The evidence for the Exodus offered in their 90-minute History channel documentary, "The Exodus Decoded," was pretty wild and completely speculative. It was a CGI-spectacular in which they claimed that the Exodus took place in 1500 BC under the reign of the Pharaoh Ahmose, (no one knows when the Exodus took place, and many doubt if it ever did, and the Bible doesn't give us much to date the event with). That date allowed them to link the ten plagues of Egypt with the Santorini volcanic eruption which triggered a chain of natural catastrophes that vaguely resemble the 10 plagues that God supposedly visited upon Egypt and also made the "Reed Sea," not "Red Sea," part and then caused an enormous ‘backsplash’ of water seven miles inland to engulf the Egyptian army at just the right moment.

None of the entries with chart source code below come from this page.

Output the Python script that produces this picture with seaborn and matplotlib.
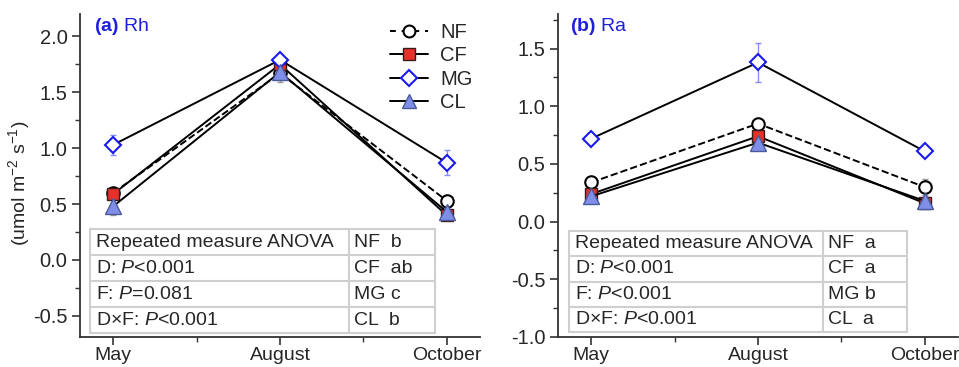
import numpy as np
import pandas as pd
import matplotlib
matplotlib.use("Agg")
import matplotlib.pyplot as plt
from matplotlib.ticker import MultipleLocator, FixedLocator
from matplotlib.lines import Line2D
import seaborn as sns

# ---------------- data ----------------
months = ["May", "August", "October"]
groups = ["NF", "CF", "MG", "CL"]

rh_NF = [0.60, 1.67, 0.53]
rh_CF = [0.59, 1.75, 0.40]
rh_MG = [1.03, 1.79, 0.87]
rh_CL = [0.48, 1.68, 0.43]
rh_NF_err = [0.04, 0.06, 0.05]
rh_CF_err = [0.04, 0.05, 0.04]
rh_MG_err = [0.09, 0.03, 0.11]
rh_CL_err = [0.08, 0.09, 0.04]

ra_NF = [0.34, 0.85, 0.30]
ra_CF = [0.24, 0.74, 0.16]
ra_MG = [0.72, 1.38, 0.61]
ra_CL = [0.22, 0.685, 0.18]
ra_NF_err = [0.03, 0.05, 0.07]
ra_CF_err = [0.03, 0.05, 0.03]
ra_MG_err = [0.02, 0.17, 0.02]
ra_CL_err = [0.04, 0.06, 0.03]

rh_table_left = ["Repeated measure ANOVA", "D: $\\mathit{P}$<0.001",
                 "F: $\\mathit{P}$=0.081", "D×F: $\\mathit{P}$<0.001"]
rh_table_right = ["NF  b", "CF  ab", "MG c", "CL  b"]
ra_table_left = ["Repeated measure ANOVA", "D: $\\mathit{P}$<0.001",
                 "F: $\\mathit{P}$<0.001", "D×F: $\\mathit{P}$<0.001"]
ra_table_right = ["NF  a", "CF  a", "MG b", "CL  a"]

# ---------------- style ----------------
sns.set_style("ticks")
plt.rcParams['font.family'] = ['Liberation Sans', 'DejaVu Sans']
plt.rcParams['mathtext.fontset'] = 'custom'
plt.rcParams['mathtext.rm'] = 'Liberation Sans'
plt.rcParams['mathtext.it'] = 'Liberation Sans:italic'
plt.rcParams['mathtext.bf'] = 'Liberation Sans:bold'

styles = {
    "NF": dict(marker="o", ms=9, mfc="white", mec="black", mew=1.5, ls="--"),
    "CF": dict(marker="s", ms=8.5, mfc="#e8302a", mec="#3a1a1a", mew=1.0, ls="-"),
    "MG": dict(marker="D", ms=8.5, mfc="white", mec="#1a1aee", mew=1.5, ls="-"),
    "CL": dict(marker="^", ms=11, mfc="#7f8fe8", mec="#4a5a9a", mew=1.0, ls="-"),
}
err_colors = {"NF": "#9a9a9a", "CF": "#9a9a9a", "MG": "#8a8aff", "CL": "#9a9a9a"}

fig = plt.figure(figsize=(9.59, 3.67), dpi=100)
fig.patch.set_facecolor("white")
axL = fig.add_axes([80/959, 30/367, 400/959, 323/367])
axR = fig.add_axes([558/959, 30/367, 400/959, 323/367])

x = np.arange(len(months))

def draw(ax, vals, errs, ylim, yticks, title, tleft, tright, tbox, legend):
    for g in groups:
        df = pd.DataFrame({"x": x, "y": vals[g]})
        st = styles[g]
        ax.errorbar(x, vals[g], yerr=errs[g], fmt="none", ecolor=err_colors[g],
                    elinewidth=1.0, capsize=2.5, capthick=1.0, zorder=1)
        sns.lineplot(data=df, x="x", y="y", ax=ax, color="black", lw=1.4,
                     linestyle=st["ls"], marker=st["marker"], markersize=st["ms"],
                     markerfacecolor=st["mfc"], markeredgecolor=st["mec"],
                     markeredgewidth=st["mew"], errorbar=None, sort=False,
                     label=g, legend=False, zorder=3,
                     dashes=False if st["ls"] == "-" else (4, 3))
    ax.set_xlim(-0.2, 2.2)
    ax.set_ylim(*ylim)
    ax.set_xticks(x)
    ax.set_xticklabels(months, fontsize=14)
    ax.xaxis.set_minor_locator(FixedLocator([0.5, 1.5]))
    ax.set_yticks(yticks)
    ax.set_yticklabels([f"{t:.1f}" for t in yticks], fontsize=14.5)
    ax.yaxis.set_minor_locator(MultipleLocator(0.25))
    ax.tick_params(which="major", direction="out", length=6, width=1.2, color="#333333", pad=3)
    ax.tick_params(which="minor", direction="out", length=3.5, width=1.0, color="#333333")
    ax.tick_params(axis="x", which="major", pad=1.5)
    for s in ["top", "right"]:
        ax.spines[s].set_visible(False)
    for s in ["left", "bottom"]:
        ax.spines[s].set_linewidth(1.3)
        ax.spines[s].set_color("#333333")
    ax.set_xlabel("")
    ax.set_ylabel("")
    ax.text(tbox[4], 0.962, title, transform=ax.transAxes, color="#1f1fe0",
            fontsize=14, ha="left", va="center")
    # table
    tx0, tx1, txd, ty0, ty1 = tbox[5:]
    nrow = 4
    rowh = (ty1 - ty0) / nrow
    lc = "#cfcfcf"
    for i in range(nrow + 1):
        yy = ty0 + i * rowh
        ax.add_line(Line2D([tx0, tx1], [yy, yy], transform=ax.transAxes, color=lc, lw=1.5, zorder=4))
    for xx in (tx0, txd, tx1):
        ax.add_line(Line2D([xx, xx], [ty0, ty1], transform=ax.transAxes, color=lc, lw=1.5, zorder=4))
    for i in range(nrow):
        yc = ty1 - (i + 0.5) * rowh
        ax.text(tx0 + 0.014, yc, tleft[i], transform=ax.transAxes, fontsize=14,
                ha="left", va="center", zorder=5)
        ax.text(txd + 0.012, yc, tright[i], transform=ax.transAxes, fontsize=14,
                ha="left", va="center", zorder=5)
    if legend:
        handles = []
        for g in groups:
            st = styles[g]
            h = Line2D([], [], color="black", lw=1.4,
                       linestyle="-" if st["ls"] == "-" else (0, (3, 3)),
                       marker=st["marker"], markersize=st["ms"] * 0.95,
                       markerfacecolor=st["mfc"], markeredgecolor=st["mec"],
                       markeredgewidth=st["mew"])
            handles.append(h)
        ax.legend(handles, groups, loc="upper left", bbox_to_anchor=(0.775, 0.972),
                  frameon=False, fontsize=14.5, handlelength=1.9, handletextpad=0.6,
                  labelspacing=0.22, borderpad=0.0, borderaxespad=0.0)

rh_vals = {"NF": rh_NF, "CF": rh_CF, "MG": rh_MG, "CL": rh_CL}
rh_errs = {"NF": rh_NF_err, "CF": rh_CF_err, "MG": rh_MG_err, "CL": rh_CL_err}
ra_vals = {"NF": ra_NF, "CF": ra_CF, "MG": ra_MG, "CL": ra_CL}
ra_errs = {"NF": ra_NF_err, "CF": ra_CF_err, "MG": ra_MG_err, "CL": ra_CL_err}

draw(axL, rh_vals, rh_errs, (-0.69, 2.2), [-0.5, 0.0, 0.5, 1.0, 1.5, 2.0],
     "$\\mathbf{(a)}$ Rh", rh_table_left, rh_table_right,
     (0, 0, 0, 0, 0.035, 0.025, 0.8875, 0.6725, 0.0124, 0.334), True)
draw(axR, ra_vals, ra_errs, (-1.0, 1.8), [-1.0, -0.5, 0.0, 0.5, 1.0, 1.5],
     "$\\mathbf{(b)}$ Ra", ra_table_left, ra_table_right,
     (0, 0, 0, 0, 0.03, 0.0275, 0.8725, 0.6625, 0.0155, 0.328), False)

axL.set_ylabel("(umol m$^{-2}$ s$^{-1}$)", fontsize=14)
axL.yaxis.set_label_coords(-0.12, 0.477)

fig.savefig("out.png", dpi=100, facecolor="white")
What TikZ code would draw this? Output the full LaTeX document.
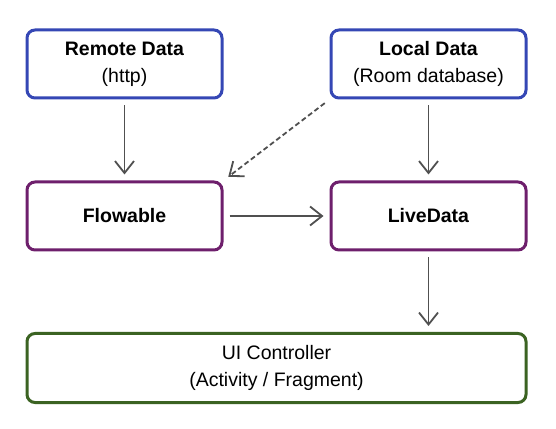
\documentclass[tikz,border=0pt]{standalone}
\usepackage{fontspec}
\setmainfont{Liberation Sans}
\usetikzlibrary{arrows.meta}
\definecolor{boxblue}{HTML}{3547B5}
\definecolor{boxpurple}{HTML}{6E1F6C}
\definecolor{boxgreen}{HTML}{3B6322}
\definecolor{linegray}{HTML}{505050}
\tikzset{
  box/.style={draw, line width=3pt, rounded corners=8pt, minimum width=195pt, minimum height=68pt,
    align=center, font=\fontsize{19.5}{27}\selectfont, inner sep=0pt},
  bluebox/.style={box, draw=boxblue},
  purplebox/.style={box, draw=boxpurple},
  greenbox/.style={box, draw=boxgreen, minimum width=499pt, minimum height=69pt},
  conn/.style={draw=linegray, line width=1.8pt, -{Straight Barb[length=12pt, width=19pt, line width=1.8pt]},
    shorten <=6pt, shorten >=6pt},
  dconn/.style={conn, dashed, dash pattern=on 5pt off 3pt}
}
\begin{document}
\begin{tikzpicture}[x=1pt,y=1pt]
\useasboundingbox (0,0) rectangle (556,428);
\fill[white] (0,0) rectangle (556,428);
\node[bluebox] (remote) at (124.5,364) {\textbf{Remote Data}\\(http)};
\node[bluebox] (local) at (428.5,364) {\textbf{Local Data}\\(Room database)};
\node[purplebox] (flow) at (124.5,212) {\textbf{Flowable}};
\node[purplebox] (live) at (428.5,212) {\textbf{LiveData}};
\node[greenbox] (ui) at (276.5,60) {UI Controller\\(Activity / Fragment)};
\draw[conn] (remote) -- (flow);
\draw[conn] (local) -- (live);
\draw[conn] (flow) -- (live);
\draw[conn] (live.south) -- (live.south |- ui.north);
\draw[dconn] (local.south west) -- (flow.north east);
\end{tikzpicture}
\end{document}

It's that link that was pretty wild and speculative but not completely outside the realm of possibility but still utterly far fetched. The waters were turned red by chemicals released by tremors and also heavier than air poison gas kills the first born because they slept closer to the floor. Weather conditions spawned by the eruption might have caused hailstorms and darkness. Frogs were driven from their natural habitat and producing the biblical plague of frogs. The frogs then died and were eaten by insects that would have bred and lead to plagues of locusts, fleas and lice etc. etc.. All that Biblical weirdness connected to a somewhat plausible chain of natural events.

Still, none of it has any backing by academic archeological or Biblical scholars. Most Biblical scholars say there isn’t any archeological evidence backing up the biblical story of the Exodus at all. Even many Jewish scholars would reluctantly agree that an episode central to their faith, and commemorated at Passover, may never have happened. If it did take place they date it three hundred years later than Cameron and Jacobovichi do.

It’s fun to listen to as alternative history, a kind of science fiction, and I'll probably review the new show here, "The Lost Tomb of Jesus." The new show will air March 4 on the Discovery Channel in the United States and it will argue that 10 small limestone caskets, or ossuaries, discovered in 1980 in a Jerusalem suburb may have held the bones of Jesus and his family. Cameron and Jacobovichi claim that two of the ancient stone burial boxes contained the remains of Jesus and Mary Magdalene. One box even bears the title, "Judah, son of Jesus," suggesting that Jesus had a son.

However, people involved in the actual archeology, like Shimon Gibson, one of three archaeologists who first discovered the tomb in 1980, are skeptical. Christians are obviously not going to buy into the kind of wild speculation that "The Exodus Decoded" was rooted in when it's turned against them. Unless Cameron and Jacobovichi have a solid connection to the Jesus of the New Testament the bones could be from another Jesus not related to the biblical story at all. Jesus and Mary are common names after ancient Semitic script gets translated into Greek. So, unless they've got something like a Semitic copy of the gospels in that tomb there's nothing solid.

The fact that these ossuaries have been ignored by archaeologists since the 1980s, 27 years ago, should tell us something. The Antiquities Authority who let them haul around the antiques don't agree with the filmmakers either.

It's a bit like pro wrestling, everybody knows its fake and they just play along except for the real suckers.